Sales of new construction single-family homes rose 81 per cent year over year in April, the Building Industry and Land Development Association (BILD) reported on Wednesday.

Although the 1,064 sales of detached, semi-detached and townhouses remained 16 per cent below the 10-year average, it was a significant increase from the 384 sales of those homes in March this year.

The 1,327 condos and stacked townhouses that sold last month was a 57 per cent drop from April 2022 and 39 per cent beneath the 10-year average.

BILD CEO David Wilkes said the short-term pickup in sales is a reflection of two issues, including the continued high demand for housing in the Toronto region.

We had anticipated with interest rates stabilizing that people are returning to the market when they have certainty of costs," he continued.

Edward Jegg, research manager with Altus Group, which tracks new construction home sales and prices for BILD, said, The fundamentals had pointed to a rebound in April and that strength is expected to continue through the spring market."
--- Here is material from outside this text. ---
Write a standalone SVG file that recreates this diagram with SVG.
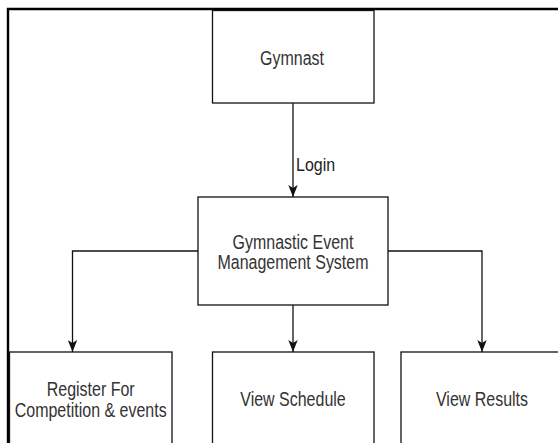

New construction homebuyers can find themselves in difficulty when interest rates rise and the market corrects as it has in the last year. They can't sell their homes for as much as they expected when they bought pre-construction and then their new home loses value between the time when they agreed to the purchase and the time when it is actually complete.

The benchmark price for new single-family homes declined 1 per cent year over year to $1.77 million, down from about $1.8 million in March. Condo prices also fell slightly, 7.3 per cent on a year over year basis, to about $1.10 million from $1.12 million month over month.

The benchmark price is based on the mix of homes coming on the market in April and a slight increase in inventory levels, said Wilkes.

Builders have seen a 30 per cent increase in labour and construction costs in the last two years, he said.

Wilkes said he expects demand will continue to surge this year unless the Bank of Canada decides to bump lending rates again.

Now is not the time to suggest that this market is anywhere near being balanced," he said. Now is the time to continue the efforts to deliver housing to the market because we don't want to find in a few year's time that we are in a market that is horribly out of balance because we didn't take the necessary steps."